Saturday, February 04, 2017

It is fitting that I start our reflection on the Psalms this year with Psalm 51. In Psalm 51, we find the passage that begins the Liturgy of the Hours, “Lord open my lips, and we shall praise your name” (Ps 51:15). It is a piece of text which is of importance to those who pray the Divine Office, as these words are supposed to be the first words you say at the start of the day. So, think of penitence with this Psalm! 


The first half of Psalm 51 asks deliverance from sin and its impacts. The second half of the Psalm seeks nearness to God. Another text from Psalm 51 which is sometimes used as an antiphon in the liturgy is, “A pure heart create in me O God, and put a new and right spirit within me” (Ps 51:10). There are quite a few gold nuggets of deep prayerful meditation to be found dotted around in this Psalm. Although this is not a ‘happy-clappy’ Psalm as such, it does seem to reflect the inevitable point in life when we realise we have been making an entire series of mistakes, and the reality of this starts to hit us.

There is a famous piece of music by Allegri (c.1630), Miserere Mei Deus, which is a setting of Psalm 51. I think this is an excellent example of polyphony in a church setting, and one of the classical masterpieces which ironically the Vatican did not wish to be circulated at the time. Typically used at tenebrae on Ash Wednesday and also Good Friday of Holy week, the first half of Miserere Mei Deus is an admission of iniquity, sin and personal failings. Around a third of the way through, the Psalmist writes, “Justified are you, Lord in your sentence”. The reality to the Christian reader is that when we die we will be judged by God, and there will be nothing but total Truth in His judgement on our earthly lives.

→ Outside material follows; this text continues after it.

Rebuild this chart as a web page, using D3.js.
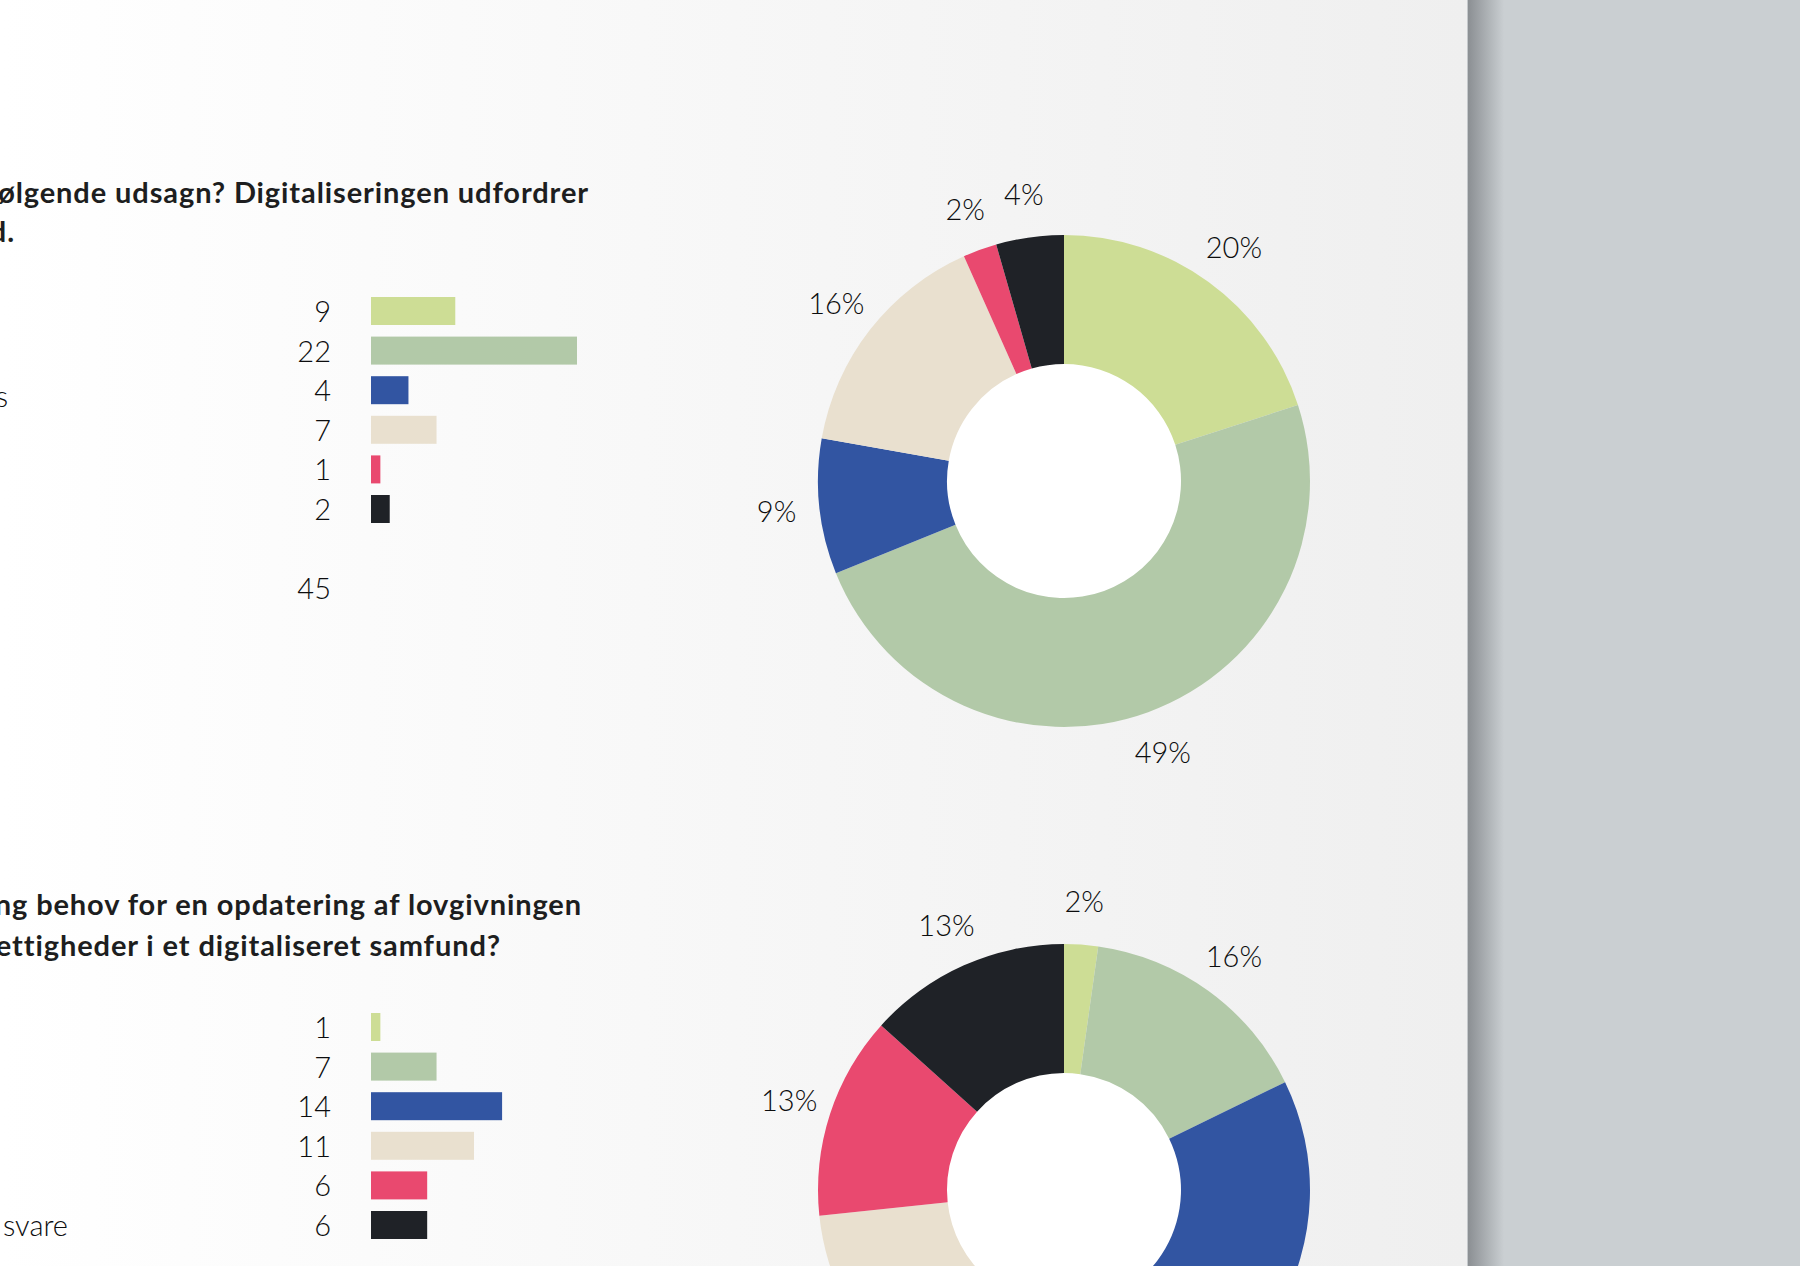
<!DOCTYPE html>
<html>
<head>
  <meta charset="utf-8">
  <title>Survey donuts</title>
  <script src="https://d3js.org/d3.v7.min.js"></script>
  <style>
    html, body { margin: 0; padding: 0; background: #cacfd2; }
    svg { display: block; }
    .title { font: 700 29px "Lato", sans-serif; letter-spacing: 0.9px; fill: #1d1e20; }
    .num { font: 300 29px "Lato", sans-serif; fill: #0c0d0e; }
    .lbl { font: 300 29px "Lato", sans-serif; fill: #0c0d0e; }
  </style>
</head>
<body>
<script>
  // Colours shared by both questions, in answer order.
  const colors = ["#cddd95", "#b2c9a8", "#3255a2", "#e9e0cf", "#e9496f", "#1f2227"];

  // Question 1
  const values1 = [9, 22, 4, 7, 1, 2];
  const labels1 = ["", "", "Delvis", "", "", ""];
  const title1 = [
    "I hvilken grad er du enig i følgende udsagn? Digitaliseringen udfordrer",
    "menneskerettighederne i et digitaliseret samfund."
  ];

  // Question 2
  const values2 = [1, 7, 14, 11, 6, 6];
  const labels2 = ["", "", "", "", "", "Ved ikke / ønsker ikke at svare"];
  const title2 = [
    "Er der efter din mening behov for en opdatering af lovgivningen",
    "for at beskytte menneskerettigheder i et digitaliseret samfund?"
  ];

  const width = 1800;
  const height = 1266;
  const pageRight = 1468;

  const svg = d3.select("body").append("svg")
      .attr("width", width)
      .attr("height", height);

  const defs = svg.append("defs");
  const pageGrad = defs.append("linearGradient").attr("id", "page");
  pageGrad.append("stop").attr("offset", "0%").attr("stop-color", "#ffffff");
  pageGrad.append("stop").attr("offset", "100%").attr("stop-color", "#efefef");
  const shadeGrad = defs.append("linearGradient").attr("id", "shade");
  shadeGrad.append("stop").attr("offset", "0%").attr("stop-color", "#8b8f93");
  shadeGrad.append("stop").attr("offset", "100%").attr("stop-color", "#cacfd2");

  // page + desk background
  svg.append("rect").attr("width", width).attr("height", height).attr("fill", "#cacfd2");
  svg.append("rect").attr("width", pageRight).attr("height", height).attr("fill", "url(#page)");
  svg.append("rect").attr("x", pageRight).attr("width", 36).attr("height", height).attr("fill", "url(#shade)");
  svg.append("rect").attr("x", pageRight - 1).attr("width", 1).attr("height", height).attr("fill", "#c4c8cb");

  // bar length scale, same for both questions
  const x = d3.scaleLinear().domain([0, 22]).range([0, 206]);
  const barX = 371;
  const barH = 28;
  const numX = 331;

  function drawQuestion(opts) {
    const g = svg.append("g");
    const total = d3.sum(opts.values);

    // title, right edges as on the page
    g.selectAll(".title")
      .data(opts.title)
      .enter().append("text")
        .attr("class", "title")
        .attr("x", (d, i) => opts.titleEnds[i])
        .attr("y", (d, i) => opts.titleY[i])
        .attr("text-anchor", "end")
        .text(d => d);

    // row positions (index 7 is the total row)
    const y = d3.scalePoint().domain(d3.range(8)).range([opts.rowTop, opts.rowTop + 7 * 39.6]);

    g.selectAll(".bar")
      .data(opts.values)
      .enter().append("rect")
        .attr("class", "bar")
        .attr("x", barX)
        .attr("y", (d, i) => y(i) - barH / 2)
        .attr("width", d => x(d))
        .attr("height", barH)
        .attr("fill", (d, i) => colors[i]);

    g.selectAll(".num")
      .data(opts.values.concat([total]))
      .enter().append("text")
        .attr("class", "num")
        .attr("x", numX)
        .attr("y", (d, i) => (i < opts.values.length ? y(i) : y(7)) + 11)
        .attr("text-anchor", "end")
        .text(d => d);

    g.selectAll(".lbl")
      .data(opts.labels)
      .enter().append("text")
        .attr("class", "lbl")
        .attr("x", opts.labelEnd)
        .attr("y", (d, i) => y(i) + opts.labelDy)
        .attr("text-anchor", "end")
        .text(d => d);

    // donut
    const pie = d3.pie().sort(null).value(d => d);
    const arcs = pie(opts.values);
    const arc = d3.arc().innerRadius(117).outerRadius(246);
    const labelArc = d3.arc().innerRadius(289).outerRadius(289);

    const dg = g.append("g").attr("transform", `translate(${opts.cx},${opts.cy})`);
    dg.append("circle").attr("r", 118).attr("fill", "#ffffff");
    dg.selectAll(".slice")
      .data(arcs)
      .enter().append("path")
        .attr("class", "slice")
        .attr("d", arc)
        .attr("fill", (d, i) => colors[i]);

    dg.selectAll(".pct")
      .data(arcs)
      .enter().append("text")
        .attr("class", "num pct")
        .attr("transform", d => `translate(${labelArc.centroid(d)})`)
        .attr("dy", "0.36em")
        .attr("text-anchor", "middle")
        .text(d => Math.round(d.value / total * 100) + "%");
  }

  drawQuestion({
    values: values1, labels: labels1, title: title1,
    titleEnds: [589, 15], titleY: [203, 242],
    rowTop: 311, labelEnd: 8, labelDy: 17,
    cx: 1064, cy: 481
  });

  drawQuestion({
    values: values2, labels: labels2, title: title2,
    titleEnds: [582, 501], titleY: [915, 956],
    rowTop: 1027, labelEnd: 68, labelDy: 11,
    cx: 1064, cy: 1190
  });
</script>
</body>
</html>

What else does the Psalm bring to mind, if we meditate on it? I think of Savonarola in his prison cell, who took a great consolation in Psalm 51, finding compassion in the Lord as his sentence was being considered. The Psalmist’s meditation on seeking nearness to God in the second half of Psalm 51 leads to a change in the mode of music, in which Miserere calls us to reflect on the deliverance the Psalmist seeks, the infinite goodness of God in which we place our hope. The Psalmist makes a prayer to the Lord, “Do not cast me away from your presence, and do not take your holy spirit from me” (Ps 51:11). It is sometimes appropriate in prayer to make such strong demands, “Do good to Zion in your good pleasure; rebuild the walls of Jerusalem” (Ps 51:18). These are clear demands to God, which, on reflection, are what we should be saying if we make intercessions in prayer.

Br Luke Doherty O.P.

Br Luke Doherty O.P.



Comments

Barbara commented on 05-Feb-2017 10:07 AM
Thank you for your reflections on psalm 51 and for the beautiful music.